Swedish settlers in Portland in the early 19th century

Swedish arrivals began in the 1860s, mostly families making their way to the Midwest looking for farmland. They were followed by unmarried men looking for financial opportunities.

As new arrivals joined familiar Swedish communities that literally spoke their language, distinct Swedish communities emerged, as well as broader Scandinavian communities, as their languages are mutually intelligible. 

The Vasa Order of America was established in 1896 to help Swedes with limited resources migrate to America.

They usually came through New York and then settled in the Midwest.

In 1900, Chicago was the city with the second-highest number of Swedes after Stockholm, back in Sweden. 

Swedes were also highly present in New York, with Swedish mariners there overseeing the import of Swedish iron. In fact, the name Bronx is named for settler Jonas Bronck.

A group of 51 Swedish settlers established another New Sweden, this time in Maine, which later expanded into several settlements named after cities back home, including Stockholm, Jemtland, and Westmanland.

Norwegian Arrivals

Norwegian settlers in North Dakota in 1898

The major organized immigration of Norwegians began in 1825 when sis families left Stavanger on a sloop called the Restauration, often called the Norse Mayflower, on a 14-week journey.

They created the Kendell settlement in New York that attracted further immigrants.

They were called Sloopers and created a gateway for Norwegian migrants to move into Wisconsin, Iowa, Minnesota, and the Dakotas.

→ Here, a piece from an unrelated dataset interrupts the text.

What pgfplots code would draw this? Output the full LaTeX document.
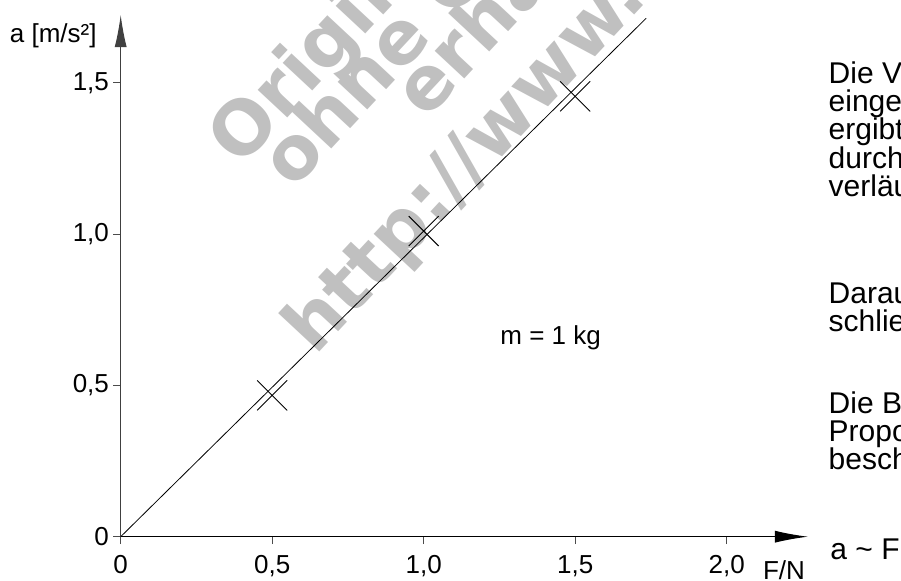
\documentclass[border=0pt]{standalone}
\usepackage{fontspec}
\setmainfont{Liberation Sans}
\newfontfamily\wmfont{DejaVu Sans}
\usepackage{pgfplots}
\pgfplotsset{compat=1.18}
\usetikzlibrary{arrows.meta}
\definecolor{wmgray}{HTML}{C0C0C0}
\begin{document}
\begin{tikzpicture}
\useasboundingbox (0,0) rectangle (450.5pt,-290.5pt);
\clip (0,0) rectangle (450.5pt,-290.5pt);
% watermark
\begin{scope}[x=0.5pt,y=-0.5pt]
 \begin{scope}[every node/.style={anchor=base west, inner sep=0pt, rotate=47, text=wmgray, font=\wmfont\bfseries\fontsize{37pt}{37pt}\selectfont}]
 \node at (240.5,168.7) {Originaldokumente};
 \node at (292.9,190.5) {ohne Gewähr};
 \node at (425.9,120.5) {erhältlich unter};
 \node at (315.4,357.1) {http://www.example.de};
 \end{scope}
\end{scope}
\begin{axis}[
  at={(60.35pt,-268.35pt)}, anchor=origin,
  x=151.5pt, y=151.3pt,
  xmin=0, xmax=2.268, ymin=0, ymax=1.724,
  axis lines=left,
  axis line style={line width=0.5pt},
  x axis line style={black, -{Latex[length=16.5pt,width=6pt]}},
  y axis line style={black!75, -{Latex[length=16pt,width=6pt]}},
  xtick={0,0.5,1,1.5,2},
  xticklabels={0,{0,5},{1,0},{1,5},{2,0}},
  ytick={0,0.5,1,1.5},
  yticklabels={0,{0,5},{1,0},{1,5}},
  tick align=outside,
  major tick length=3.7pt,
  tick style={line width=0.5pt, black!70},
  ticklabel style={font=\fontsize{13pt}{15pt}\selectfont, inner sep=0pt},
  xticklabel shift=5.5pt,
  yticklabel shift=2pt,
  clip=false,
]
\addplot[black, line width=0.4pt] coordinates {(0,0) (1.734,1.713)};
\addplot[only marks, mark=x, mark size=10.6pt, mark options={black, line width=0.45pt}] coordinates {(0.5,0.467) (1.0,1.01) (1.5,1.455)};
\end{axis}
\begin{scope}[x=0.5pt,y=-0.5pt]
 \node[anchor=base east, inner sep=0pt, font=\fontsize{13pt}{15pt}\selectfont] at (97,43) {a [m/s²]};
 \node[anchor=base west, inner sep=0pt, font=\fontsize{13pt}{15pt}\selectfont] at (762.7,580) {F/N};
 \node[anchor=base west, inner sep=0pt, font=\fontsize{13pt}{15pt}\selectfont] at (500,345) {m = 1 kg};
 \begin{scope}[every node/.style={anchor=base west, inner sep=0pt, font=\fontsize{15pt}{17pt}\selectfont}]
 \node at (828.3,83.3) {Die Verbindungslinie der};
 \node at (828.3,111.6) {eingetragenen Messpunkte};
 \node at (828.3,139.9) {ergibt eine Gerade, die};
 \node at (828.3,168.2) {durch den Ursprung};
 \node at (828.3,196.5) {verläuft.};
 \node at (828.3,303.3) {Daraus kann man};
 \node at (828.3,331.6) {schließen:};
 \node at (828.3,413.3) {Die Beziehung ist eine};
 \node at (828.3,441.6) {Proportionalität und wird};
 \node at (828.3,469.9) {beschrieben durch:};
 \node at (830,560) {a \textasciitilde{} F};
 \end{scope}
\end{scope}
\end{tikzpicture}
\end{document}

Between 1825 and 1825, 800,000 Norwegians immigrated, which was about one third of Norway’s population.

Except for Ireland, no single country contributed a larger percentage of the US population than Norway.

Danish Arrivals

Photo of Danish Americans from 1897

Danish arrivals are notable because many were recent conversions to the Church of Jesus Christ of Latter-Day Saints (LDS) and made the move because they faced religious persecution back in Denmark.

Arriving in 1847, they settled in what would become Utah, making a major contribution to the Mormon community there.

An estimated 17,000 Danish Mormons came to the United States between 1849 and 1904.

Becoming Scandinavian Americans

A group of Norwegian Americans protesting the German invasion of Norway in 1940

Until around 1900, there was relatively little integration between new arrivals from Scandinavia and the wider American population, so much so that they were often called “visitors” by more established Americans.

They set up their own churches and schools and had their own newspapers, all written in their native Scandinavian languages, which were widely spoken.

Things began to change around 1900 when American-born Scandinavians came of age and assumed positions of power in their communities.

The children of farmers, this new generation was mostly white-collar professionals with a better grasp of the English language.

Nevertheless, they still celebrated and even idealized their Scandinavian roots, giving rise to many of the Nordic societies common in the U.S. today.

There were dedicated publications such as Valkyrian in New York and Hemlandet (Homeland) in Chicago that celebrated Scandinavian culture.

Proper integration only really began after World War I, when the United States enjoyed a nationalist era that celebrated distinctly American culture and was suspicious of outsiders.

This is when many immigrants from all cultures started to speak English in their churches and schools and even Anglicized their names to better integrate into the American community.